On peut penser ce que l’on veut de Thaksin Shinawatra, escroc patenté (lunettes jaunes)  ou bienfaiteur de l’humanité (lunettes rouges), mais il faut lui reconnaître une véritable qualité sous la forme d’une résilience assez exceptionnelle, doublé d’un don d’ubiquité que doivent lui envier pas mal de politiciens.

Déposé par un coup d’Etat militaire, condamné à de la prison ferme et donc interdit de séjour dans son propre pays (à moins de tester le confort des prisons thaïlandaises pendant deux ans) : à sa place, bon nombre de politiciens auraient simplement laissé tomber, où mis suffisamment d’eau dans  leur vin pour préparer une retraite discrète et sans faire de vagues, sur le mode du compromis.

Mais Thaksin appartient à cette catégorie singulière d’hommes politiques qui résistent à toutes les avanies et contradictions.

Thaksin pense, le Peua Thai fait, affiche électorale 2011
Thaksin pense, le Peua Thai fait (Thaksin Kid, Puea Thai tam) cette affiche de de campagne de Yingluck Shinawatra explique peut être le vote récent de la loi d’amnistie.

Ses nombreux avatars (Chemises Rouges, beau-frère Premier ministre, sœur et clone adoubé par le « big brother »  devenue Première ministre) peuvent en même temps appeler au meurtre, à foutre le feu à la capitale, et à la réconciliation nationale : rien n’y fait, sa popularité reste inchangée.
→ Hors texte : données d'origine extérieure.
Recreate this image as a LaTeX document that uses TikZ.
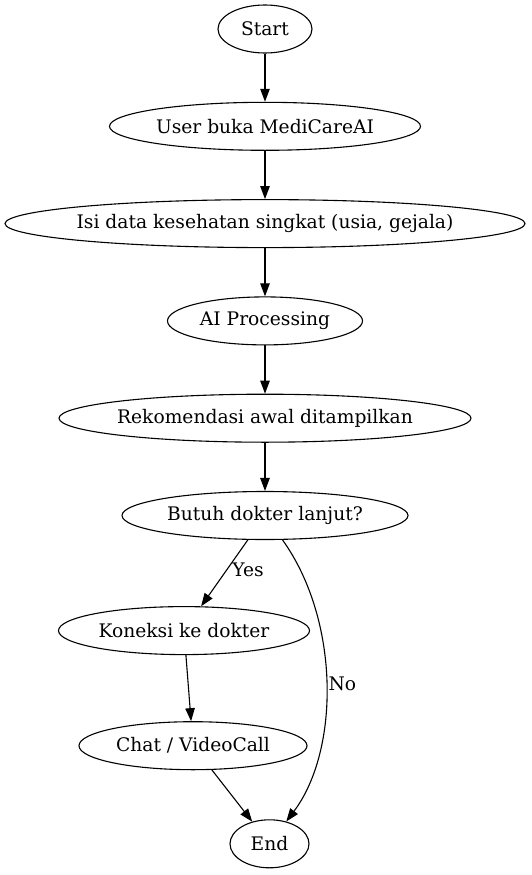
\documentclass[tikz,border=0pt]{standalone}
\usepackage{fontspec}
\setmainfont{DejaVu Serif}
\usepackage{tikz}
\usetikzlibrary{arrows.meta,positioning,shapes.geometric}

\begin{document}
\begin{tikzpicture}[
x=1pt, y=-1pt,
node distance=48.2pt,
term/.style={draw, ellipse, line width=1.1pt, minimum height=48pt, inner xsep=-10pt, font=\fontsize{18.67}{22}\selectfont},
arr/.style={-{Triangle[length=13pt,width=9.5pt]}, line width=1.1pt},
lbl/.style={font=\fontsize{18.67}{22}\selectfont, inner sep=2pt}
]
\path[use as bounding box] (0,0) rectangle (531,875);

\node[term, minimum width=94pt] (start) at (265,29) {Start};
\node[term, minimum width=311pt, below=of start] (buka) {User buka MediCareAI};
\node[term, minimum width=520pt, below=of buka] (isi) {Isi data kesehatan singkat (usia, gejala)};
\node[term, minimum width=195pt, below=of isi] (ai) {AI Processing};
\node[term, minimum width=412pt, below=of ai] (rekom) {Rekomendasi awal ditampilkan};
\node[term, minimum width=286pt, below=of rekom] (butuh) {Butuh dokter lanjut?};
\node[term, minimum width=251pt, below=66pt of butuh, xshift=-81pt] (koneksi) {Koneksi ke dokter};
\node[term, minimum width=228pt, below=66pt of koneksi, xshift=9pt] (chat) {Chat / VideoCall};
\node[term, minimum width=79pt, below=49pt of chat, xshift=76.5pt] (selesai) {End};

\draw[arr] (start) -- (buka);
\draw[arr] (buka) -- (isi);
\draw[arr] (isi) -- (ai);
\draw[arr] (ai) -- (rekom);
\draw[arr] (rekom) -- (butuh);
\draw[arr] (butuh) -- node[lbl, right, pos=0.45, xshift=3pt] {Yes} (koneksi);
\draw[arr] (butuh) .. controls (340,620) and (340,750) .. node[lbl, right] {No} (selesai);
\draw[arr] (koneksi) -- (chat);
\draw[arr] (chat) -- (selesai);
\end{tikzpicture}
\end{document}
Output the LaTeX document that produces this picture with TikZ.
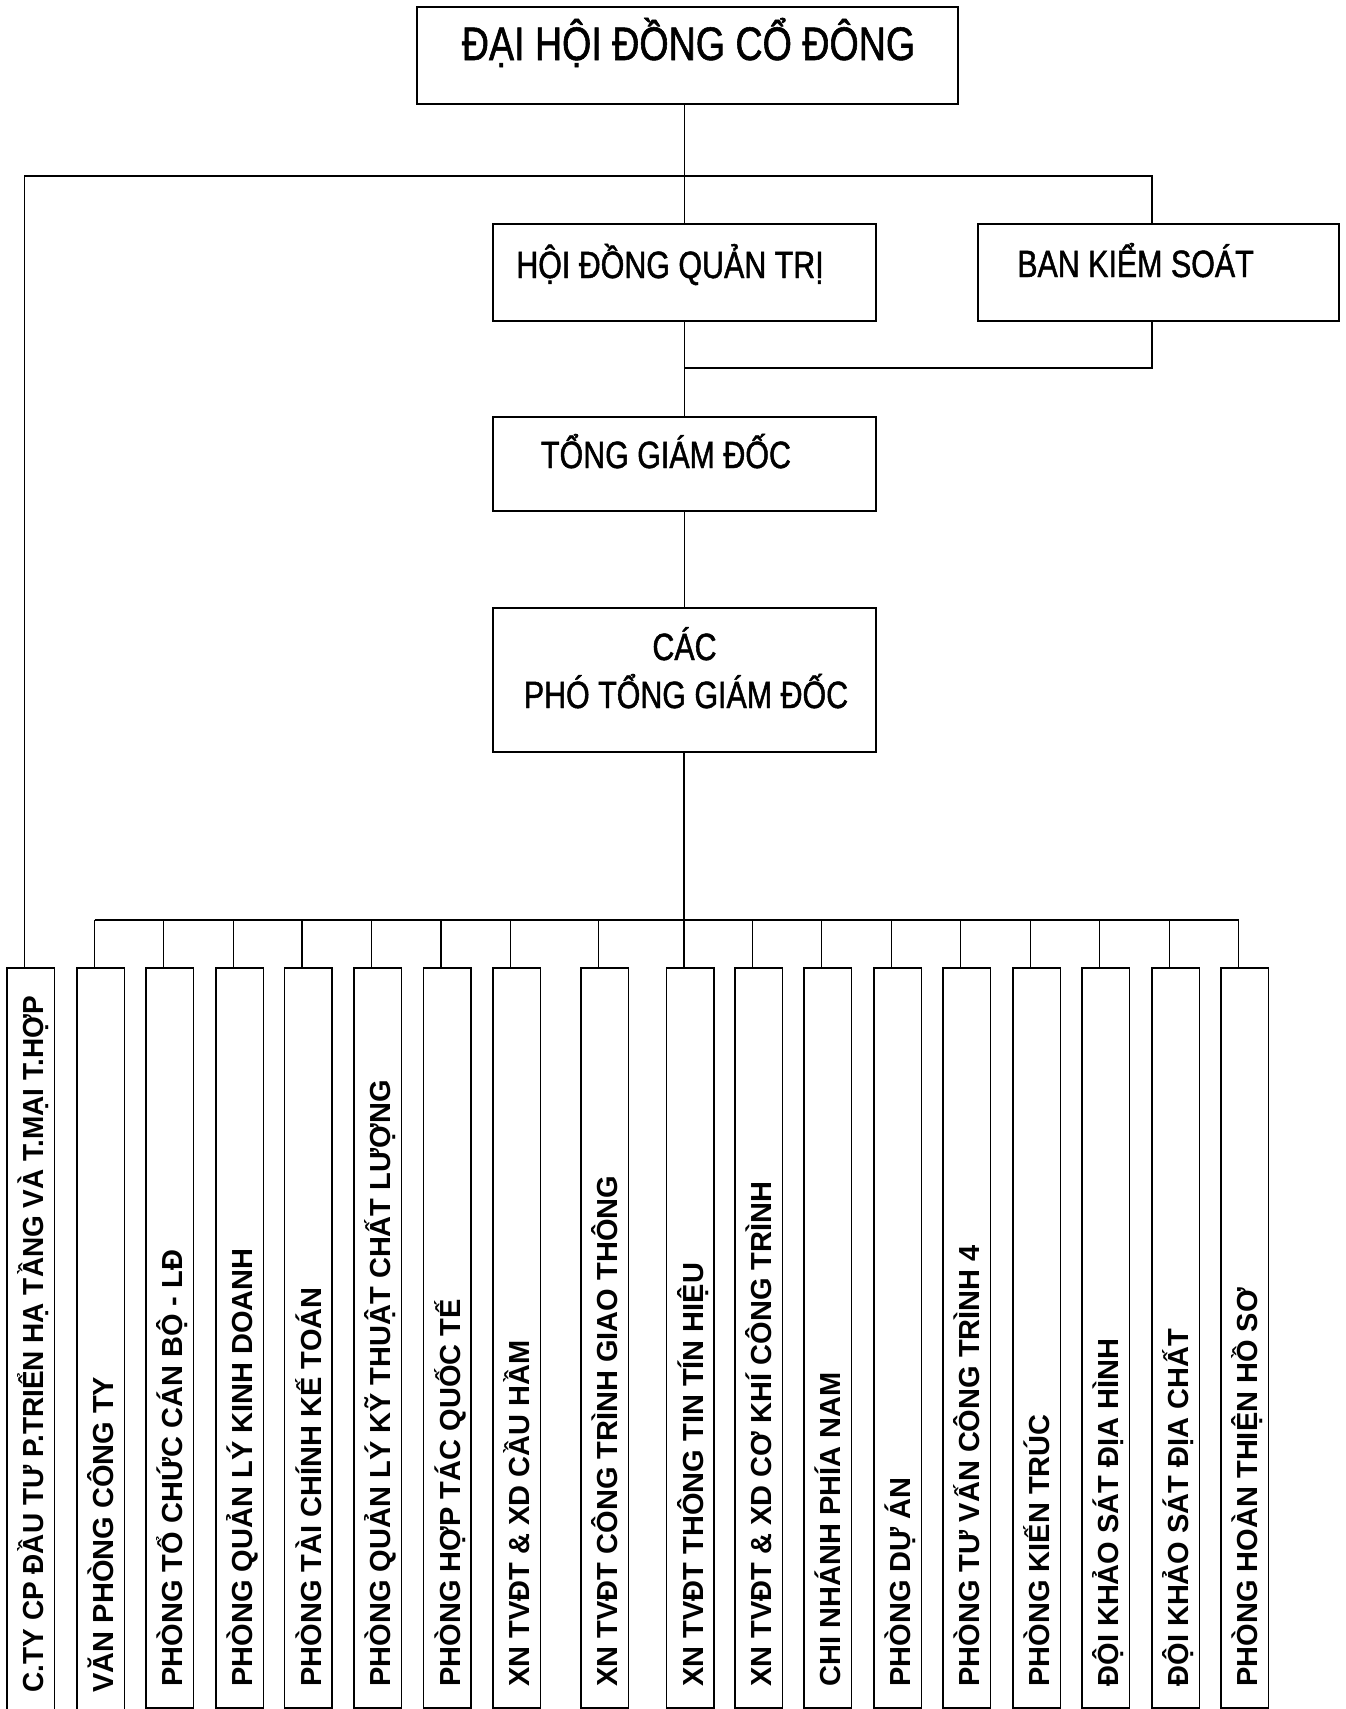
\documentclass[tikz,border=0pt]{standalone}
\usepackage{fontspec}
\setmainfont{Liberation Sans}
\newfontfamily\narrowsans[FakeStretch=0.8, FakeBold=1.2]{Liberation Sans}
\newfontfamily\condsans[FakeStretch=0.965]{Liberation Sans}
\usetikzlibrary{positioning}
\tikzset{
  orgbox/.style={rectangle, draw, line width=1.3pt, inner sep=0pt},
  headbox/.style={orgbox, minimum width=383pt},
  unitbox/.style={orgbox, minimum width=47.5pt, minimum height=740pt},
  longunit/.style={orgbox, minimum width=47.5pt, minimum height=762pt},
  headtext/.style={inner sep=0pt, anchor=base, font=\narrowsans\fontsize{38}{49}\selectfont},
  unittext/.style={inner sep=0pt, rotate=90, anchor=base west, font=\bfseries\fontsize{29}{29}\selectfont},
  link/.style={line width=1.3pt},
}

\begin{document}
\begin{tikzpicture}[x=1pt, y=1pt]
  \path[use as bounding box, fill=white] (0,0) rectangle (1346,-1709);

  % Upper levels
  \node[orgbox, minimum width=541pt, minimum height=97pt] (dhdcd) at (687.5,-55.5) {};
  \node[headtext, font=\narrowsans\fontsize{47}{50}\selectfont] (dhdcd-t) at (688.5,-60) {ĐẠI HỘI ĐỒNG CỔ ĐÔNG};

  \node[headbox, minimum height=97pt] (hdqt) at (684.5,-272.5) {};
  \node[headtext] (hdqt-t) at (670,-278) {HỘI ĐỒNG QUẢN TRỊ};

  \node[orgbox, minimum width=361pt, minimum height=97pt] (bks) at (1158.5,-272.5) {};
  \node[headtext] (bks-t) at (1135.5,-277) {BAN KIỂM SOÁT};

  \node[headbox, minimum height=94pt] (tgd) at (684.5,-464) {};
  \node[headtext] (tgd-t) at (666,-468) {TỔNG GIÁM ĐỐC};

  \node[headbox, minimum height=144pt] (pho) at (684.5,-680) {};
  \node[headtext] (pho-t1) at (684.5,-660) {CÁC};
  \node[headtext] (pho-t2) at (686,-708) {PHÓ TỔNG GIÁM ĐỐC};

  % Units
  \node[longunit] (u1) at (30.75,-1349) {};
  \node[longunit] (u2) at (100.75,-1349) {};
  \node[unitbox] (u3) at (169.75,-1338) {};
  \node[unitbox] (u4) at (239.75,-1338) {};
  \node[unitbox] (u5) at (308.25,-1338) {};
  \node[unitbox] (u6) at (377.75,-1338) {};
  \node[unitbox] (u7) at (447.25,-1338) {};
  \node[unitbox] (u8) at (516.75,-1338) {};
  \node[unitbox] (u9) at (604.75,-1338) {};
  \node[unitbox] (u10) at (690.25,-1338) {};
  \node[unitbox] (u11) at (758.75,-1338) {};
  \node[unitbox] (u12) at (827.75,-1338) {};
  \node[unitbox] (u13) at (897.75,-1338) {};
  \node[unitbox] (u14) at (966.75,-1338) {};
  \node[unitbox] (u15) at (1036.75,-1338) {};
  \node[unitbox] (u16) at (1105.75,-1338) {};
  \node[unitbox] (u17) at (1175.75,-1338) {};
  \node[unitbox] (u18) at (1244.75,-1338) {};

  \node[unittext, font=\condsans\bfseries\fontsize{29}{29}\selectfont] (u1-t) at ([xshift=12.75pt, yshift=38pt]u1.south) {C.TY CP ĐẦU TƯ P.TRIỂN HẠ TẦNG VÀ T.MẠI T.HỢP};
  \node[unittext] (u2-t) at ([xshift=12.75pt, yshift=38pt]u2.south) {VĂN PHÒNG CÔNG TY};
  \node[unittext] (u3-t) at ([xshift=12.75pt, yshift=22pt]u3.south) {PHÒNG TỔ CHỨC CÁN BỘ - LĐ};
  \node[unittext] (u4-t) at ([xshift=12.75pt, yshift=22pt]u4.south) {PHÒNG QUẢN LÝ KINH DOANH};
  \node[unittext] (u5-t) at ([xshift=12.75pt, yshift=22pt]u5.south) {PHÒNG TÀI CHÍNH KẾ TOÁN};
  \node[unittext] (u6-t) at ([xshift=12.75pt, yshift=22pt]u6.south) {PHÒNG QUẢN LÝ KỸ THUẬT CHẤT LƯỢNG};
  \node[unittext] (u7-t) at ([xshift=12.75pt, yshift=22pt]u7.south) {PHÒNG HỢP TÁC QUỐC TẾ};
  \node[unittext] (u8-t) at ([xshift=12.75pt, yshift=22pt]u8.south) {XN TVĐT \& XD CẦU HẦM};
  \node[unittext] (u9-t) at ([xshift=12.75pt, yshift=22pt]u9.south) {XN TVĐT CÔNG TRÌNH GIAO THÔNG};
  \node[unittext] (u10-t) at ([xshift=12.75pt, yshift=22pt]u10.south) {XN TVĐT THÔNG TIN TÍN HIỆU};
  \node[unittext] (u11-t) at ([xshift=12.75pt, yshift=22pt]u11.south) {XN TVĐT \& XD CƠ KHÍ CÔNG TRÌNH};
  \node[unittext] (u12-t) at ([xshift=12.75pt, yshift=22pt]u12.south) {CHI NHÁNH PHÍA NAM};
  \node[unittext] (u13-t) at ([xshift=12.75pt, yshift=22pt]u13.south) {PHÒNG DỰ ÁN};
  \node[unittext] (u14-t) at ([xshift=12.75pt, yshift=22pt]u14.south) {PHÒNG TƯ VẤN CÔNG TRÌNH 4};
  \node[unittext] (u15-t) at ([xshift=12.75pt, yshift=22pt]u15.south) {PHÒNG KIẾN TRÚC};
  \node[unittext] (u16-t) at ([xshift=12.75pt, yshift=22pt]u16.south) {ĐỘI KHẢO SÁT ĐỊA HÌNH};
  \node[unittext] (u17-t) at ([xshift=12.75pt, yshift=22pt]u17.south) {ĐỘI KHẢO SÁT ĐỊA CHẤT};
  \node[unittext] (u18-t) at ([xshift=12.75pt, yshift=22pt]u18.south) {PHÒNG HOÀN THIỆN HỒ SƠ};

  % Connectors
  \coordinate (topbus) at (0,-176);
  \coordinate (midbus) at (0,-368);
  \coordinate (lowbus) at (0,-920);
  \coordinate (bkstop) at ([xshift=-6.5pt]bks.north);
  \coordinate (bksbot) at ([xshift=-6.5pt]bks.south);
  \foreach \u in {1,...,18}
    \coordinate (t\u) at ([xshift=-6.25pt]u\u.north);

  \draw[link] (t1) -- (t1 |- topbus) -- (bkstop |- topbus) -- (bkstop);
  \draw[link] (dhdcd.south -| hdqt.north) -- (hdqt.north);
  \draw[link] (hdqt.south) -- (tgd.north);
  \draw[link] (bksbot) -- (bksbot |- midbus) -- (hdqt.south |- midbus);
  \draw[link] (tgd.south) -- (pho.north);
  \draw[link] (pho.south -| t10) -- (t10);

  \draw[link] (t2 |- lowbus) -- (t18 |- lowbus);
  \foreach \u in {2,...,18}
    \draw[link] (t\u |- lowbus) -- (t\u);
\end{tikzpicture}
\end{document}
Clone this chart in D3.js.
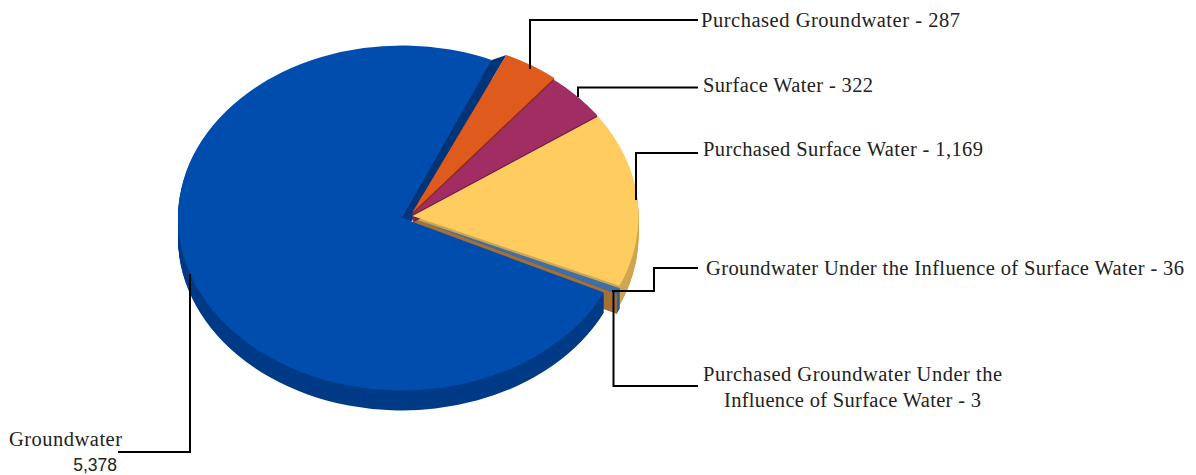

Si Thaksin était candidat aux élections demain en Thaïlande, il serait probablement élu Premier Ministre sans avoir besoin de faire campagne : son nom et sa photo sur les affiches seraient largement suffisants.

Thaksin « klap baan », mais à quel prix ?

Quoiqu’il en soit, Thaksin a déjà remporté une première victoire en réussissant à faire admettre que son amnistie et son retour en Thaïlande ne sont désormais qu’une question de temps. La question n’est plus de savoir si Thaksin reviendra un jour en Thaïlande, mais quand et surtout à quel prix.

La réponse ne va pas de soi, et pas seulement  pour ses adversaires : même dans les rangs de ses plus fervents défenseurs, nombres de « Chemises Rouges » se sentent trahis par la loi d’amnistie générale qui blanchit tous les hommes politiques, militaires et dirigeants , y compris les responsables des événements du printemps 2010.

Une disposition très controversée qui ne figurait pas dans le premier  projet.

Une des principales revendications des Chemises Rouges a toujours été d’obtenir justice et réparation pour les victimes de la répression de mai 2010  par l’armée sur les manifestants de l’UDD qui occupaient le centre de Bangkok. Ce fut aussi un des thèmes récurrents de la campagne électorale de Yingluck Shinawatra.

Indigestion de couleuvres pour les Chemises Rouges

Mais apparemment nécessité fait loi, et le blanchiment de « big boss » passe avant la mémoire des victimes, et les députés du PheuThai se sont comportés en grognards disciplinés, sans craindre l’indigestion de  chapeaux et de couleuvres.

« Le Pheu Thai s’assoit sur les corps des chemises rouges pour que Thaksin puisse revenir à la maison», résume Pavin Chachavalpongpun, professeur agrégé au Centre de l’Université de Kyoto pour les Southeast Asian Studies. « Je ne pense pas que ce soit une décision de dernière minute», ajoute  Pavin, « Je pense que tout a été bien calculé dès le départ », dans un article publié par le Time.

Alors au milieu de cet océan de retournements de vestes,  en voici un en forme de boutade : bienvenue au pays des hommes  libres Thaksin, viens boire un coup à la maison.